Any communications that a transaction is or that the book is "covered" (i.e.
indicated demand from investors in the book equals or exceeds the amount of
the securities being offered) are not any indications or assurances that the
book will remain covered or that the transaction and securities will be fully
distributed by the Sole Global Co-ordinator.
Neither the Sole Global Co-ordinator or any of its affiliates or its or its
affiliates' directors, officers, employees, advisers or agents, accepts any
responsibility or liability whatsoever for or makes any representation or
warranty, express or implied, as to the truth, accuracy or completeness of the
information in this announcement (or whether any information has been omitted
from the announcement) whether written, oral or in a visual or electronic
form, and howsoever transmitted or made available or for any loss howsoever
arising from any use of this announcement or its contents or otherwise arising
in connection therewith. No prospectus or offering document has been or will
be prepared in connection with this secondary offering. Any investment
decision to buy securities in the secondary offering must be made solely on
the basis of publicly available information. Such information is not the
responsibility of, and has not been independently verified by, any of the
Seller, the Sole Global Co-ordinator or any of its affiliates.
The Sole Global Co-ordinator is acting on behalf of the Seller and no one
else in connection with the Placing and will not be responsible to any other
person for providing the protections afforded to any of its clients or for
providing advice in relation to the Placing.

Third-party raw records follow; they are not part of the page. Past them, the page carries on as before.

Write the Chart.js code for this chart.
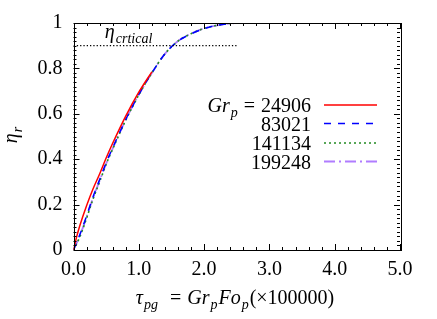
<!DOCTYPE html>
<html><head><meta charset="utf-8">
<script src="https://cdn.jsdelivr.net/npm/chart.js@4/dist/chart.umd.min.js"></script>
<style>html,body{margin:0;padding:0;background:#fff}#wrap{width:437px;height:319px}</style>
</head><body><div id="wrap"><canvas id="c" width="437" height="319"></canvas></div>
<script>
// ---- data ----
const seriesLabels = ["24906", "83021", "141134", "199248"];
const xRed    = [0, 0.05, 0.1, 0.2, 0.3, 0.4, 0.5, 0.6, 0.8, 1.0, 1.2];
const yRed    = [0, 0.06, 0.11, 0.195, 0.27, 0.335, 0.405, 0.47, 0.59, 0.695, 0.785];
const xBlue   = [0, 0.1, 0.2, 0.3, 0.4, 0.5, 0.6, 0.8, 1.0, 1.2, 1.4, 1.6, 1.8, 2.0, 2.2, 2.4, 2.5];
const yBlue   = [0, 0.07, 0.15, 0.235, 0.31, 0.385, 0.45, 0.575, 0.685, 0.78, 0.864, 0.92, 0.952, 0.975, 0.99, 0.998, 1.0];
const xGreen  = [0, 0.1, 0.2, 0.3, 0.4, 0.5, 0.6, 0.8, 1.0, 1.2, 1.4, 1.6, 1.8, 2.0, 2.2, 2.4, 2.5];
const yGreen  = [0, 0.06, 0.14, 0.225, 0.30, 0.378, 0.445, 0.572, 0.683, 0.78, 0.864, 0.92, 0.953, 0.976, 0.99, 0.998, 1.0];
const xPurple = [0, 0.1, 0.2, 0.3, 0.4, 0.5, 0.6, 0.8, 1.0, 1.2, 1.4, 1.6, 1.8, 2.0, 2.2, 2.4, 2.5];
const yPurple = [0, 0.065, 0.145, 0.23, 0.305, 0.38, 0.447, 0.574, 0.685, 0.78, 0.864, 0.921, 0.953, 0.976, 0.99, 0.998, 1.0];
const critX = [0, 2.5];
const critY = [0.9, 0.9];
const xTicks = [0, 1, 2, 3, 4, 5];
const xTickLabels = ["0.0", "1.0", "2.0", "3.0", "4.0", "5.0"];
const yTicks = [0, 0.2, 0.4, 0.6, 0.8, 1];
const yTickLabels = ["0", "0.2", "0.4", "0.6", "0.8", "1"];

const pts = (xs, ys) => xs.map((x, i) => ({x, y: ys[i]}));
const FONT = '"Liberation Serif", "DejaVu Serif", serif';
const FS = 20;

const colors = ["#ff0000", "#0000ff", "#228b22", "#b07cff"];
const dashes = [[], [7, 7], [2, 3], [11, 4, 2, 4]];
const widths = [1.5, 1.5, 1.6, 1.8];
const seriesData = [pts(xRed, yRed), pts(xBlue, yBlue), pts(xGreen, yGreen), pts(xPurple, yPurple)];

// rich text helper: runs of {t, i(italic), sub, g(gap after)}
function richWidth(ctx, runs, fs) {
  let w = 0;
  for (const r of runs) {
    const s = r.sub ? fs * 0.7 : fs;
    ctx.font = (r.i ? 'italic ' : '') + s + 'px ' + FONT;
    w += ctx.measureText(r.t).width + (r.g || 0);
  }
  return w;
}
function drawRich(ctx, runs, x, y, fs, align) {
  const w = richWidth(ctx, runs, fs);
  let cx = align === 'right' ? x - w : align === 'center' ? x - w / 2 : x;
  ctx.textBaseline = 'alphabetic';
  ctx.textAlign = 'left';
  for (const r of runs) {
    const s = r.sub ? fs * 0.7 : fs;
    ctx.font = (r.i ? 'italic ' : '') + s + 'px ' + FONT;
    ctx.fillText(r.t, cx, y + (r.sub ? fs * 0.25 : 0));
    cx += ctx.measureText(r.t).width + (r.g || 0);
  }
}

const decor = {
  id: 'decor',
  afterDatasetsDraw(chart) {
    const ctx = chart.ctx, xs = chart.scales.x, ys = chart.scales.y, a = chart.chartArea;
    ctx.save();
    ctx.strokeStyle = '#000';
    ctx.lineWidth = 1;
    ctx.setLineDash([]);
    // frame
    ctx.strokeRect(Math.round(a.left) + 0.5, Math.round(a.top) + 0.5, Math.round(a.right - a.left), Math.round(a.bottom - a.top));
    ctx.beginPath();
    for (let k = 0; k <= 25; k++) {
      const v = k * 0.2;
      const px = Math.round(xs.getPixelForValue(v)) + 0.5;
      const L = (k % 5 === 0) ? 6 : 3;
      ctx.moveTo(px, a.bottom); ctx.lineTo(px, a.bottom - L);
      ctx.moveTo(px, a.top); ctx.lineTo(px, a.top + L);
    }
    for (let k = 0; k <= 50; k++) {
      const v = k * 0.02;
      const py = Math.round(ys.getPixelForValue(v)) + 0.5;
      const L = (k % 10 === 0) ? 6 : 3;
      ctx.moveTo(a.left, py); ctx.lineTo(a.left + L, py);
      ctx.moveTo(a.right, py); ctx.lineTo(a.right - L, py);
    }
    ctx.stroke();

    ctx.fillStyle = '#000';
    drawRich(ctx, [{t: 'η', i: true, g: 1}, {t: 'crtical', i: true, sub: true}],
      xs.getPixelForValue(0.48), ys.getPixelForValue(0.935), FS, 'left');

    // legend
    const rowY = [105, 123.5, 143, 161.5];
    const textRight = 311, lx0 = 324, lx1 = 377;
    for (let i = 0; i < seriesLabels.length; i++) {
      const runs = i === 0
        ? [{t: 'Gr', i: true, g: 1}, {t: 'p', i: true, sub: true, g: 6}, {t: '=', g: 6}, {t: seriesLabels[i], g: 0}]
        : [{t: seriesLabels[i]}];
      ctx.fillStyle = '#000';
      drawRich(ctx, runs, textRight, rowY[i] + 7, FS, 'right');
      ctx.strokeStyle = colors[i];
      ctx.lineWidth = widths[i];
      ctx.setLineDash(dashes[i]);
      ctx.beginPath();
      ctx.moveTo(lx0, rowY[i]); ctx.lineTo(lx1, rowY[i]);
      ctx.stroke();
    }
    ctx.setLineDash([]);
    ctx.fillStyle = '#000';
    // x title
    drawRich(ctx, [{t: 'τ', i: true, g: 1}, {t: 'pg', i: true, sub: true, g: 12}, {t: '=', g: 6}, {t: 'Gr', i: true, g: 1}, {t: 'p', i: true, sub: true, g: 1},
      {t: 'Fo', i: true, g: 1}, {t: 'p', i: true, sub: true, g: 1}, {t: '(×100000)'}], 235, 304, FS, 'center');
    // y title
    ctx.save();
    ctx.translate(17, 135);
    ctx.rotate(-Math.PI / 2);
    drawRich(ctx, [{t: 'η', i: true, g: 1}, {t: 'r', i: true, sub: true}], 0, 0, FS, 'center');
    ctx.restore();
    ctx.restore();
  }
};

const datasets = seriesData.map((d, i) => ({
  label: seriesLabels[i], data: d, showLine: true, borderColor: colors[i], backgroundColor: colors[i],
  borderWidth: widths[i], borderDash: dashes[i], pointRadius: 0, cubicInterpolationMode: 'monotone', fill: false
}));
datasets.unshift({label: 'critical', data: pts(critX, critY), showLine: true, borderColor: '#000',
  borderWidth: 1.3, borderDash: [1.3, 2], pointRadius: 0, fill: false});

new Chart(document.getElementById('c'), {
  type: 'scatter',
  data: {datasets},
  options: {
    responsive: false, animation: false, devicePixelRatio: 1,
    layout: {padding: {left: 0, right: 37, top: 20, bottom: 0}},
    plugins: {legend: {display: false}, tooltip: {enabled: false}},
    scales: {
      x: {
        type: 'linear', min: 0, max: 5,
        afterBuildTicks: s => { s.ticks = xTicks.map(v => ({value: v})); },
        afterFit: s => { s.height = 69; },
        grid: {display: false, drawTicks: false},
        border: {display: false},
        ticks: {padding: 8, color: '#000', font: {family: FONT, size: FS},
          callback: (v) => xTickLabels[xTicks.indexOf(v)]}
      },
      y: {
        type: 'linear', min: 0, max: 1,
        afterBuildTicks: s => { s.ticks = yTicks.map(v => ({value: v})); },
        afterFit: s => { s.width = 73.5; },
        grid: {display: false, drawTicks: false},
        border: {display: false},
        ticks: {padding: 11, color: '#000', font: {family: FONT, size: FS},
          callback: (v) => { const i = yTicks.findIndex(t => Math.abs(t - v) < 1e-9); return i >= 0 ? yTickLabels[i] : ''; }}
      }
    }
  },
  plugins: [decor]
});
</script></body></html>
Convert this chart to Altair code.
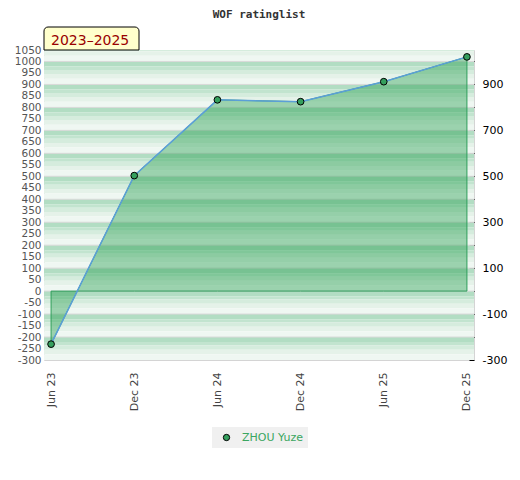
import altair as alt
import pandas as pd

# ---- data ----
periods = ["Jun 23", "Dec 23", "Jun 24", "Dec 24", "Jun 25", "Dec 25"]
ratings = [-231, 503, 833, 825, 912, 1020]
player = "ZHOU Yuze"
year_label = "2023\u20132025"
chart_title = "WOF ratinglist"
left_ticks = list(range(-300, 1051, 50))
right_ticks = list(range(-300, 1001, 100))

YMIN, YMAX = -300, 1050
W, H = 430, 310

df = pd.DataFrame({"period": periods, "rating": ratings, "player": [player] * len(periods)})

# ---- background stripes (decoration): shade and share of each 100-unit band ----
shades = ["#b2ddc3", "#c2e4cf", "#d5ecdd", "#e5f2e9", "#eff7f2"]
shares = [0.22, 0.15, 0.18, 0.20, 0.25]
stripes = []
for top in range(1100, YMIN, -100):
    t = top
    for c, s in zip(shades, shares):
        b = t - 100 * s
        t2, b2 = min(t, YMAX), max(b, YMIN)
        if t2 > b2:
            stripes.append({"t": t2, "b": b2, "c": c})
        t = b
stripe_df = pd.DataFrame(stripes)
rule_df = pd.DataFrame({"v": [v for v in range(-200, 1001, 100)]})

yscale = alt.Scale(domain=[YMIN, YMAX], nice=False, zero=False)
xscale = alt.Scale(type="point", padding=0.085)
font = "DejaVu Sans"

xaxis = alt.Axis(labelAngle=-90, ticks=False, domain=False, grid=False,
                 labelColor="#444444", labelFontSize=11, labelFont=font,
                 labelPadding=12)
xenc = alt.X("period:N", sort=periods, scale=xscale, title=None, axis=xaxis)

stripe_layer = alt.Chart(stripe_df).mark_rect(strokeWidth=0).encode(
    x=alt.value(0), x2=alt.value(W),
    y=alt.Y("t:Q", scale=yscale, title=None,
            axis=alt.Axis(orient="left", values=left_ticks, ticks=False, domain=False,
                          grid=False, labelColor="#555555", labelFontSize=10.5,
                          labelFont=font, labelPadding=3, labelOverlap=False,
                          labelExpr="'' + datum.value")),
    y2="b:Q",
    color=alt.Color("c:N", scale=None, legend=None),
)

rules = alt.Chart(rule_df).mark_rule(color="#d9d9d9", strokeWidth=1).encode(
    y=alt.Y("v:Q", scale=yscale, axis=None),
)

area = alt.Chart(df).mark_area(fill="#1f9a48", fillOpacity=0.4, stroke="#2e9e5a",
                               strokeWidth=1).encode(
    x=xenc,
    y=alt.Y("rating:Q", scale=yscale, title=None,
            axis=alt.Axis(orient="right", values=right_ticks, offset=-5, tickSize=5,
                          tickColor="#000000", domain=False, grid=False,
                          labelColor="#000000", labelFontSize=11, labelFont=font,
                          labelPadding=8,
                          labelExpr="(datum.value + 300) % 200 == 0 ? '' + datum.value : ''")),
    y2=alt.datum(0),
)

line = alt.Chart(df).mark_line(color="#5b9fd8", strokeWidth=1.5).encode(
    x=xenc,
    y=alt.Y("rating:Q", scale=yscale, axis=None),
)

points = alt.Chart(df).mark_point(filled=True, size=45, stroke="#000000", strokeWidth=1,
                                  opacity=1).encode(
    x=xenc,
    y=alt.Y("rating:Q", scale=yscale, axis=None),
    fill=alt.Fill("player:N", scale=alt.Scale(range=["#35a05e"]),
                  legend=alt.Legend(title=None, orient="none", legendX=168, legendY=377,
                                    fillColor="#f0f0f0", padding=5, symbolType="circle",
                                    symbolSize=40, symbolStrokeColor="#000000",
                                    symbolStrokeWidth=1, symbolOffset=4,
                                    labelColor="#3aa660", labelFontSize=11,
                                    labelFont=font, labelOffset=10)),
)

box_df = pd.DataFrame({"label": [year_label]})
box = alt.Chart(box_df).mark_rect(fill="#ffffcc", stroke="#000000", strokeWidth=1,
                                  cornerRadiusTopLeft=4, cornerRadiusTopRight=4).encode(
    x=alt.value(0), x2=alt.value(95), y=alt.value(-23), y2=alt.value(0),
)
box_text = alt.Chart(box_df).mark_text(align="left", baseline="alphabetic", fontSize=14,
                                       font=font, color="#990000").encode(
    x=alt.value(7), y=alt.value(-5), text="label:N",
)

chart = alt.layer(stripe_layer, rules, area, line, points, box, box_text).resolve_scale(
    y="shared", x="shared"
).resolve_axis(y="independent").properties(
    width=W, height=H,
    title=alt.TitleParams(chart_title, font="DejaVu Sans Mono", fontWeight="bold",
                          fontSize=11, color="#333333", offset=7, anchor="middle"),
    padding={"left": 6, "top": 0, "right": 5, "bottom": 5},
).configure_view(stroke="#d4d4d4", strokeWidth=1)

chart.save("out.html", embed_options={"renderer": "svg", "actions": False})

Barclays Bank PLC, which is authorised by the Prudential Regulation Authority
("PRA") and regulated by the Financial Conduct Authority and the PRA, is
acting on behalf of the Seller only in connection with the Placing and no one
else, and will not be responsible to anyone other than the Seller for
providing the protections offered to clients of Barclays Bank PLC, nor for
providing advice in relation to the Placing Shares or the Placing.